Flight System TW-NEO
The TW-Neo flight system was developed in close cooperation with our partner flyXdrive GmbH. It is the latest generation of tilt-wing aircraft that is used at the FSD. The TW-Neo flies with an autopilot system specially developed for this aircraft and is able to fly highly automated missions. It consists largely of lightweight fiber composites to optimize flight performance. The special ability to use only the tail motor in fast forward flight enables the TW-Neo to fly efficiently. The propellers on the wing fold in and reduce air resistance. The TW-Neo is designed for transport over long distances as well as search missions over long periods without stopping.
The TW-Neo has a wingspan of almost two meters and a length of 1.4 meters. With the maximum take-off weight of around 8kg, payloads for different areas of use can be attached both in the nose and on the belly of the aircraft. For example, there is space for different cameras in the interchangeable nose of the TW-Neos. In the Vision project, a combined IR and optical camera, which can be seen on the graphic shown on the right, can be used to automatically create a picture of the situation of deployment locations. This helps the emergency services on site to be able to assess danger situations in the operational area.

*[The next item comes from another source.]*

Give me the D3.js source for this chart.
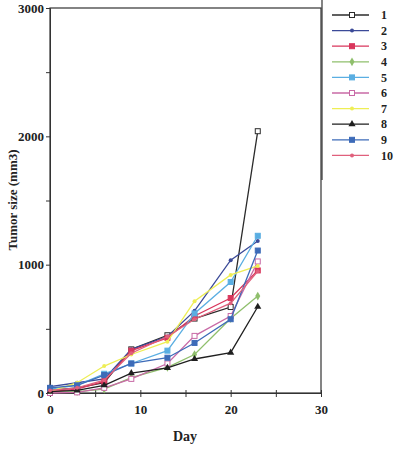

In projects such as FlutNetz, the transport of urgent goods, such as medicines, is made possible in a fetch nose. The flight system is used in many current and future projects of the FSD.
Flight System Maverix
The Maverix flight system was originally developed at the FSD as part of a competition called IMAV. It is particularly characterized by its flexible application options, which is why it has mainly been used for the development of flight systems in recent years. For example, newly developed software can be quickly tested on Maverix before it is implemented at Neo. In addition, various other tests are carried out on the aircraft or modules for the flight systems at Maverix. The aircraft flies with specially developed flight control technology and can also fly fully automated missions.
With a wingspan of 1.5 m and a length of 1 m, Maverix has smaller dimensions than NEO, but can still carry large payloads and fly reliably on missions such as border flights. Maverix has so far been made of light wood and uses foil covered wings to have the lowest possible take-off weight. As with the Neo flight system, Maverix has three propellers for vertical take-off and landing, but the two propellers mounted on the wing for fixed-wing flight.
Maverix is characterized by its very simple usability. After each flight, Maverix usually lands spectacularly on the roof of the mobile ground station.
Flight System Energlider
In the Energlider project, research is being carried out on so-called aircraft wind turbines. Aircraft should fly in the wind on ropes tied to the ground and harvest the energy from high-altitude winds. In order to gain as much energy as possible, these flight systems have to achieve high lift forces with relatively low aerodynamic drag. For this reason, the EnerGlider project relies on a flying system that consists of a high lift to drag ratio with a flying wing configuration. Such a flying wing configuration differs from the other presented flight systems essentially in that a fuselage, as well as a horizontal and vertical stabilizer are dispensed with. The flight system essentially consists of a swept wing. In order to ensure sufficient controllability around all spatial axes, the flight system has two rudders on each side of the wing.
Another special feature of the EnerGlider project is that the flight system should take off and land vertically independently. To make this possible, two drives are also provided on each wing. If the flight system has switched to a rope-bound flight after take-off, these drives can be switched off and the propellers folded in to keep the aerodynamic drag as low as possible. For a landing, the propellers fold out and the drives are switched on again accordingly.
In order to guarantee the safe operation of such a flight system in an aircraft wind power plant, a high degree of automation is required. The development of appropriate controllers and the commissioning of the flight system as such and integrated as an aircraft wind turbine is an essential part of the work at the Institute for Flight System Dynamics.